After one night in the ICU hooked up to oxygen machines and a second night in general care, Olivia recovered from a choking scare while at daycare.

"How do you even thank all of these people?" Annie said. "There just aren't enough words. I mean, they saved her life."

Kathryn Schmuhl teaches the two-year-old class at Clubhouse For Kids II in Middleton. She has been trained in CPR but wished she'd never have to use it.

Wednesday, the toddlers were all sitting down to lunch. Within the first few bites, Olivia started choking on a piece of pear. Then, she stopped breathing.

Multiple staff members tried to Heimlech maneuver with no luck. That's when Schmuhl's training went to good use.

"Whether it's a pear or a toy or anything, it can happen at any time," Schmuhl said. "And it's really scary, and just having some sort of training can save a life.”

"It's horrific," daycare owner Kathy Regeauar said. "Horrific as a parent and a grandmother. Thinking how do you explain this to parents if we can't pull her through?"

Luckily, Olivia did pull through. She started breathing again in the ambulance, but the EMTs credited Schmuhl's CPR and the staff's quick action with saving her life.

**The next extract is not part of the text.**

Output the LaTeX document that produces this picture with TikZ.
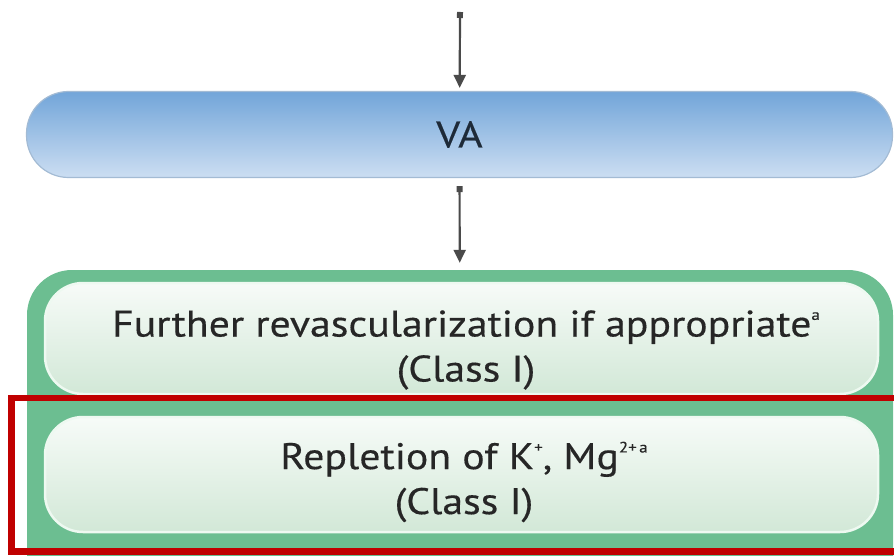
\documentclass[tikz,border=0pt]{standalone}
\usepackage{fontspec}
\setmainfont[FakeStretch=1.13,FakeBold=0.35]{PT Sans}
\usetikzlibrary{arrows.meta}
\definecolor{inkgray}{HTML}{262626}
\definecolor{vaink}{HTML}{1E2A38}
\definecolor{arrowgray}{HTML}{4A4A4A}
\definecolor{vatop}{HTML}{72A5D9}
\definecolor{vabottom}{HTML}{CCDEF2}
\definecolor{vaedge}{HTML}{A3BBD4}
\definecolor{panelgreen}{HTML}{6CBE91}
\definecolor{boxtop}{HTML}{F7FBF8}
\definecolor{boxbottom}{HTML}{D2E8D7}
\definecolor{boxedge}{HTML}{EEF9F1}
\definecolor{flagred}{HTML}{C00000}
% small raised note marks
\newcommand\notemark[1]{\raisebox{.45em}{\fontsize{15}{15}\selectfont #1}}
\begin{document}
\begin{tikzpicture}[x=1pt,y=-1pt,
  flow/.style={draw=arrowgray,line width=2.2pt,
    {Square[length=6pt,width=6pt]}-{Triangle[length=13pt,width=12pt]}},
  pill/.style={rounded corners=42pt,top color=vatop,bottom color=vabottom,
    draw=vaedge,line width=1.2pt,minimum width=866pt,minimum height=86pt,inner sep=0pt},
  panel/.style={rounded corners=45pt,fill=panelgreen,minimum width=866pt,
    minimum height=370pt,inner sep=0pt},
  stepbox/.style={rounded corners=38pt,top color=boxtop,bottom color=boxbottom,
    draw=boxedge,line width=2.5pt,minimum width=833pt,inner sep=0pt},
  caption/.style={text=inkgray,align=center,inner sep=0pt,
    font=\fontsize{37}{45}\selectfont},
  vatext/.style={text=vaink,inner sep=0pt,font=\fontsize{37}{45}\selectfont}
]
\useasboundingbox (0,0) rectangle (894,556);
\clip (0,0) rectangle (894,556);

% flow stages
\coordinate (entry) at (460,12);
\node[pill] (va) at (459.5,134.5) {};
\node[vatext] (valabel) at (va.center) {VA};
\node[panel] (panel) at (460,455) {};
\node[stepbox,minimum height=111pt] (revasc) at (461.5,338.5) {};
\node[stepbox,minimum height=115pt] (repletion) at (461.5,474.5) {};
\node[caption] (revasctext) at (466,350)
  {Further revascularization if appropriate\notemark{a}\\(Class I)};
\node[caption] (repletiontext) at (464,482)
  {Repletion of K\notemark{+}, Mg\notemark{2+\,a}\\(Class I)};

% connectors
\draw[flow,shorten >=3pt] (entry) -- (va);
\draw[flow,shorten <=8pt,shorten >=7pt] (va) -- (panel);

% highlight frame around the second step
\draw[flagred,line width=6.5pt] (11.5,398) rectangle (910,551.5);
\end{tikzpicture}
\end{document}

"If it's three people, two people, five people, as long as you can get this child breathing, you've got to do it," Regeauar said.

Regeauar said all childcare facilities are required to have their staff trained in life-saving procedures. She encouraged all parents and anyone who works with children to get CPR certified themselves, and she is considering hosting a training at Clubhouse For Kids II.

Some would call Schmuhl a hero, but she said she was just in the right place at the right time with the right training. She's just happy Olivia is back to her normal self.

"I'm looking forward to when she's back on Monday and back to her normal self, and running around," Schmuhl said.